▶ [RECORDS PROVIDED]:
----
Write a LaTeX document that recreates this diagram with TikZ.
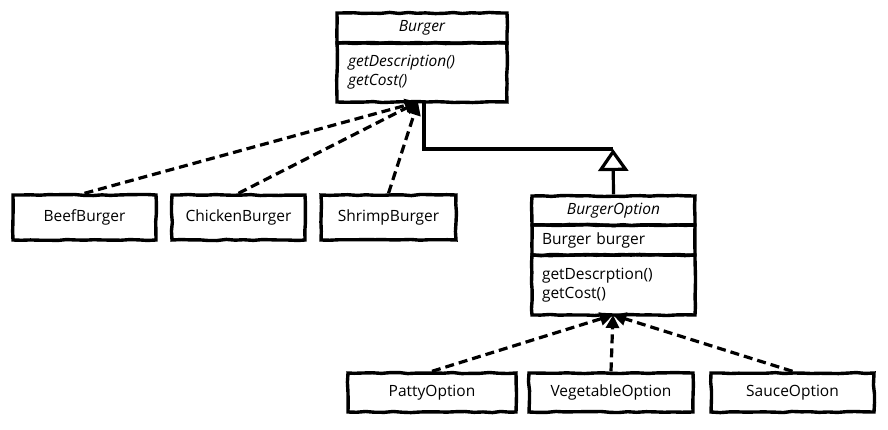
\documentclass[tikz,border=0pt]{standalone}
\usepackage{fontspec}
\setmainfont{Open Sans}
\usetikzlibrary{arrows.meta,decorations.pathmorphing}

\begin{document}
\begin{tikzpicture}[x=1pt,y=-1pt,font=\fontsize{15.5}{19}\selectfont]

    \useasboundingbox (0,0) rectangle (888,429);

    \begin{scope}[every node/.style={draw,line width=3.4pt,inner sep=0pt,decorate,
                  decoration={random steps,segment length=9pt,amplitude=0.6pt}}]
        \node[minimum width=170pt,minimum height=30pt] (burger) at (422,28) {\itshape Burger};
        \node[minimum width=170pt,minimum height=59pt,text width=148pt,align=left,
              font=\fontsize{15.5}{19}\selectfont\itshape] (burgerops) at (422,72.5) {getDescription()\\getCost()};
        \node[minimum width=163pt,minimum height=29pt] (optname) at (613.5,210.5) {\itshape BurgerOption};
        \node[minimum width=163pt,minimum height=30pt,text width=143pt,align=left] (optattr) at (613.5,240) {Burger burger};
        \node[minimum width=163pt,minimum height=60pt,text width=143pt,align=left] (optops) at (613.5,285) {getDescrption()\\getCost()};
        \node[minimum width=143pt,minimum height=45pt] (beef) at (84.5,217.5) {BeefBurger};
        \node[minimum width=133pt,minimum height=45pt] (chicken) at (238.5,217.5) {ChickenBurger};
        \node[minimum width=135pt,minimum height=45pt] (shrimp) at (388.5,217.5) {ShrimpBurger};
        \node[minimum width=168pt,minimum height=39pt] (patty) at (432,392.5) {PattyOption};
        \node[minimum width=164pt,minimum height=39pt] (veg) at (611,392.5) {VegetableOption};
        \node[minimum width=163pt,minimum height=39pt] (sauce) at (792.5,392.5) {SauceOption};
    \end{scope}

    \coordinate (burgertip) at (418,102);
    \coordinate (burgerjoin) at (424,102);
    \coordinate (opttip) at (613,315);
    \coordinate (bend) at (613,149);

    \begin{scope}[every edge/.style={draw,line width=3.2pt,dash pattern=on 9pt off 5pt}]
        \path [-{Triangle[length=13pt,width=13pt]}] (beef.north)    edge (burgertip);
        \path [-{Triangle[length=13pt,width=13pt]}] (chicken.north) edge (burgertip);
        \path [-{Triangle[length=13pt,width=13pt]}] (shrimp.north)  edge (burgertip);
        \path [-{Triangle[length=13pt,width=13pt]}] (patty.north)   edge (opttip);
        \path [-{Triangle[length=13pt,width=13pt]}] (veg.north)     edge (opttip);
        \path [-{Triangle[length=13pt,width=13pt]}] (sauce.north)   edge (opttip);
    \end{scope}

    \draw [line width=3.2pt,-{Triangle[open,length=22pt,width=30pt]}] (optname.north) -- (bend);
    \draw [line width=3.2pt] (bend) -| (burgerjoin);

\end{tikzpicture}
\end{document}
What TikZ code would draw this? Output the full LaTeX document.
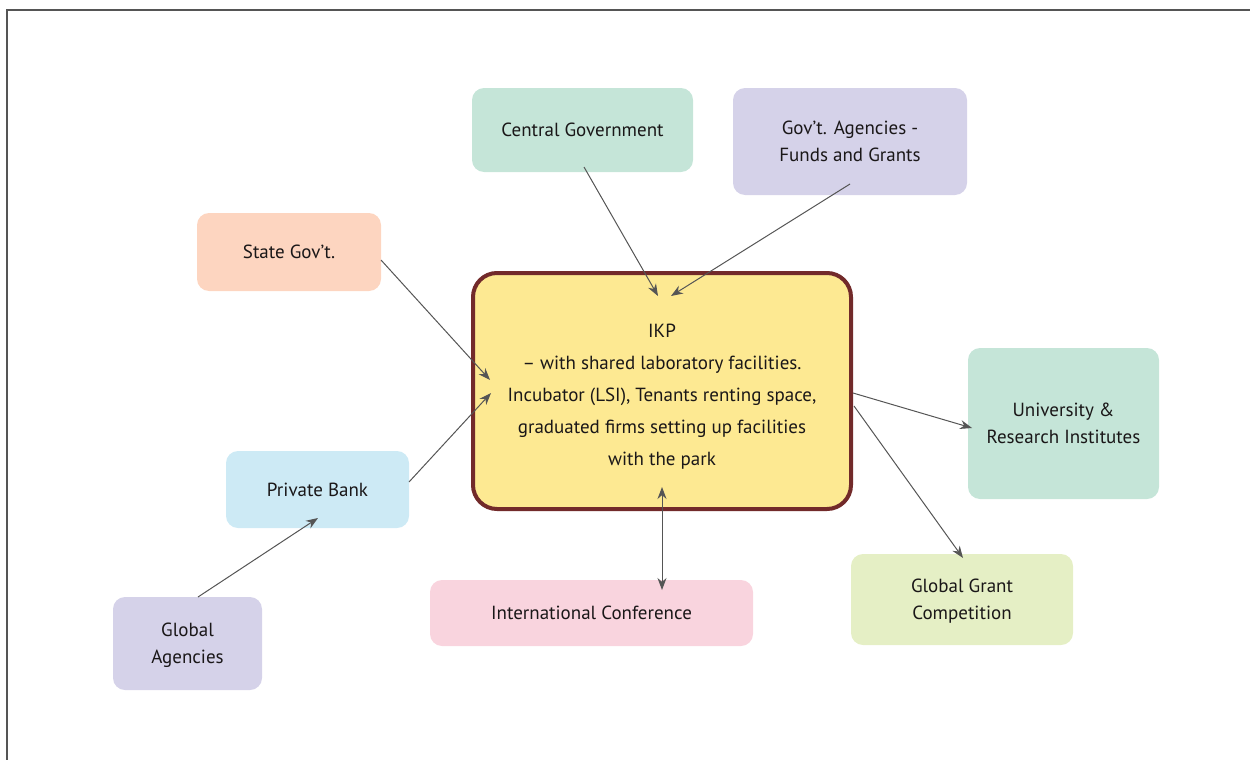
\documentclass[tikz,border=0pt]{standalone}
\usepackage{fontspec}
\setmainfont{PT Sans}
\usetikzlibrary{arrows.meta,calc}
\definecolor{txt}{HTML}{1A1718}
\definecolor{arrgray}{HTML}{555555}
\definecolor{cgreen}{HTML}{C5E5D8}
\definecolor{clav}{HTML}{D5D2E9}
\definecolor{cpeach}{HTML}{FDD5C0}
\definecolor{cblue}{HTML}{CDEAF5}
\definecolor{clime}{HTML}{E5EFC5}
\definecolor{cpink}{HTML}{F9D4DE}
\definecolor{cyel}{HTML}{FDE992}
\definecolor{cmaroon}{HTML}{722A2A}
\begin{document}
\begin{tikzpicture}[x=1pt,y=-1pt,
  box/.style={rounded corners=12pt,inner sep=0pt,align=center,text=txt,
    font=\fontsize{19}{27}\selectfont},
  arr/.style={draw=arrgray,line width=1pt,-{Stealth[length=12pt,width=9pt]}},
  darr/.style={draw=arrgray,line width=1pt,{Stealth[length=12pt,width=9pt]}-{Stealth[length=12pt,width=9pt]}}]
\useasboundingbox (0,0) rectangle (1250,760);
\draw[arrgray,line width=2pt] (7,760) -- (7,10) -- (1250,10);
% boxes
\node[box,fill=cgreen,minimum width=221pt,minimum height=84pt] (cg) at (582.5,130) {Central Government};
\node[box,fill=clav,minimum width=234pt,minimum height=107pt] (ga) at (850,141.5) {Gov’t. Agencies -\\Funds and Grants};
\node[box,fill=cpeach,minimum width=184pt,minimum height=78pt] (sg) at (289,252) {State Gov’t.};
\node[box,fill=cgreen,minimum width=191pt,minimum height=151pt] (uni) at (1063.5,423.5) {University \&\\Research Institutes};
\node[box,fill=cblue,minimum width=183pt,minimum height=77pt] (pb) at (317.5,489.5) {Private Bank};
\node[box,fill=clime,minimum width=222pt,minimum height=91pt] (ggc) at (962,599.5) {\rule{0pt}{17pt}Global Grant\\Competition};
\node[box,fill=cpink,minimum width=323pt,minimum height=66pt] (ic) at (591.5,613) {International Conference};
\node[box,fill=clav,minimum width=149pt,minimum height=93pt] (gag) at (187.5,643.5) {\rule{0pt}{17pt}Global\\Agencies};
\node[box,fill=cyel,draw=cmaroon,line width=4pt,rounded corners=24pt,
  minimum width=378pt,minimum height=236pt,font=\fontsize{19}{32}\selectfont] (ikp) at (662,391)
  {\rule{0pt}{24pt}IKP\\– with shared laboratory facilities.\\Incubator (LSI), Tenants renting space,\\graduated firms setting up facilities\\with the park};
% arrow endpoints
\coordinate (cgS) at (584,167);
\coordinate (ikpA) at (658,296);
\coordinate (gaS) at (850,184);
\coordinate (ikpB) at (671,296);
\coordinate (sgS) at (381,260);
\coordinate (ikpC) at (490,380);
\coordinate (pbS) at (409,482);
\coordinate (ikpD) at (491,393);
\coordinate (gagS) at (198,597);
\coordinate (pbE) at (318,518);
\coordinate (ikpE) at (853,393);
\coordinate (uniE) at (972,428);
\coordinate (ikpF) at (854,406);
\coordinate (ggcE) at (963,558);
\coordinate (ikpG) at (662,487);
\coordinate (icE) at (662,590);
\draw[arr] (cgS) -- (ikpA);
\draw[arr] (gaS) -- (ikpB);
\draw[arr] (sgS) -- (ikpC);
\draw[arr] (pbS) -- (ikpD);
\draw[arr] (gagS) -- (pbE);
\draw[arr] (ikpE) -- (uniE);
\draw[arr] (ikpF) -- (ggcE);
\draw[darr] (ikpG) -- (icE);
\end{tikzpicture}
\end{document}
----
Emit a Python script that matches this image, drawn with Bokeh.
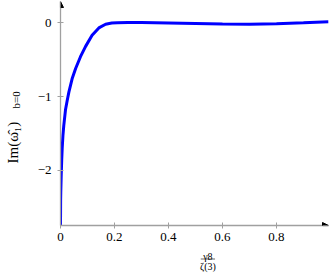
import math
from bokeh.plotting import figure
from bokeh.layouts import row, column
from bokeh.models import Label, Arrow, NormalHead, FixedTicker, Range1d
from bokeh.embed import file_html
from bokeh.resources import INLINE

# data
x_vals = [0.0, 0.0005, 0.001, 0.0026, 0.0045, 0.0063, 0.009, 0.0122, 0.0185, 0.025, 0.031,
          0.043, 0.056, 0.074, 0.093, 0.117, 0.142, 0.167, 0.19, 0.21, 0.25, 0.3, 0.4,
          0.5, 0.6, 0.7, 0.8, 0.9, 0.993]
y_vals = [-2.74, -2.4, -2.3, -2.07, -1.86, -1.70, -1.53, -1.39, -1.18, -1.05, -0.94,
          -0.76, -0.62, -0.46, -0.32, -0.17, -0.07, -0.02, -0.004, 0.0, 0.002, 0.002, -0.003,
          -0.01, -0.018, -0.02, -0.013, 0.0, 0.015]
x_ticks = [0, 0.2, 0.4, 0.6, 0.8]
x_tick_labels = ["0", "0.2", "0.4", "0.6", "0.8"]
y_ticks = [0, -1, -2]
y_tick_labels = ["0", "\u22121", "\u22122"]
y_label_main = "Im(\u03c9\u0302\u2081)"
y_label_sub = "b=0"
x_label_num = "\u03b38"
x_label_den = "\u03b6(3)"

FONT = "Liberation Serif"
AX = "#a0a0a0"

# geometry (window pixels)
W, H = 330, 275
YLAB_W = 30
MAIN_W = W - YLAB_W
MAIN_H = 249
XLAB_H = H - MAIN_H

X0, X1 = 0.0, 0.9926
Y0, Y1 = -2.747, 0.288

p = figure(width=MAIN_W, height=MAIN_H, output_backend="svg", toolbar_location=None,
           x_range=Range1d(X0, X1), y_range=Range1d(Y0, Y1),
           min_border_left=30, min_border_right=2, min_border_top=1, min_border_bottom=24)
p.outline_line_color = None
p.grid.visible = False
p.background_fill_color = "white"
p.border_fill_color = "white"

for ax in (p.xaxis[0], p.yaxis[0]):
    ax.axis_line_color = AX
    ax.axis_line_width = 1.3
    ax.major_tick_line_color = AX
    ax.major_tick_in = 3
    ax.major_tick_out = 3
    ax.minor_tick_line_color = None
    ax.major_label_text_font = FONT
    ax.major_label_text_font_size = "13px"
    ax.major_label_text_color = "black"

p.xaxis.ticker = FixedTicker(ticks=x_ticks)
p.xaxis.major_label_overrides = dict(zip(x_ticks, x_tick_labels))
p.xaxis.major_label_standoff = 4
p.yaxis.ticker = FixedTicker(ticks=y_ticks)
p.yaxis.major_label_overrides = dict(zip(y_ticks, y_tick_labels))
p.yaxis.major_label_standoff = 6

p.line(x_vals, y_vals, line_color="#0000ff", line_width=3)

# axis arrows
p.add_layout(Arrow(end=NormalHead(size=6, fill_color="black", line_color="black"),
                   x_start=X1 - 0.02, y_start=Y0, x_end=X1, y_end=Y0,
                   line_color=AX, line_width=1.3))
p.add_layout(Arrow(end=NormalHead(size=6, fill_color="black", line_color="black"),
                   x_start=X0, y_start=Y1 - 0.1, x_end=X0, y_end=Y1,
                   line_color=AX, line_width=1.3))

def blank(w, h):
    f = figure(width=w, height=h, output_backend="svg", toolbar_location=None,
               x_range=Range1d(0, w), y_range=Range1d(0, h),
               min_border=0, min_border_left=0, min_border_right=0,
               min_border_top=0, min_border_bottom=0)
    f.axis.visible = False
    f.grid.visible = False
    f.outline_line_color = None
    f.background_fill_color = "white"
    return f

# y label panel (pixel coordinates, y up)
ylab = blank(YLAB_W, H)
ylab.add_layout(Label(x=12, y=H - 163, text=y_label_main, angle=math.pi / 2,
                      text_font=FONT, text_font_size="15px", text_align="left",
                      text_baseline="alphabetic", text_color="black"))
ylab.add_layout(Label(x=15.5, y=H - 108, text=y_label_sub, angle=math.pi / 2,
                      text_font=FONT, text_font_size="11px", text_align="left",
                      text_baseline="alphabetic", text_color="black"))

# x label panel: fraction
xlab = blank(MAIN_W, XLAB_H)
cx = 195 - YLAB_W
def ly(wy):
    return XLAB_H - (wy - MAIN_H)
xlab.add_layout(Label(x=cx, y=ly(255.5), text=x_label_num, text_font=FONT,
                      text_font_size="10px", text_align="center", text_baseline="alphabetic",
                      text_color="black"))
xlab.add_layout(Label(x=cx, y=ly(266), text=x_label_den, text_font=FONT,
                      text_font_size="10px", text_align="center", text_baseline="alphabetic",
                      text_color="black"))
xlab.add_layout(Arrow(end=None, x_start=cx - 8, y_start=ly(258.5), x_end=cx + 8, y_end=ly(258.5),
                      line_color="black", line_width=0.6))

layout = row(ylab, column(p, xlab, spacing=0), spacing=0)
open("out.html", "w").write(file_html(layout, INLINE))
----
▶ [TASK DIRECTIONS]: Skip all pictures. Output only the lines from the one containing "Emit a Python" to the one containing "from bokeh.resources import INLINE", both lines included.

▶ [THE REPLY]:
Emit a Python script that matches this image, drawn with Bokeh.
import math
from bokeh.plotting import figure
from bokeh.layouts import row, column
from bokeh.models import Label, Arrow, NormalHead, FixedTicker, Range1d
from bokeh.embed import file_html
from bokeh.resources import INLINE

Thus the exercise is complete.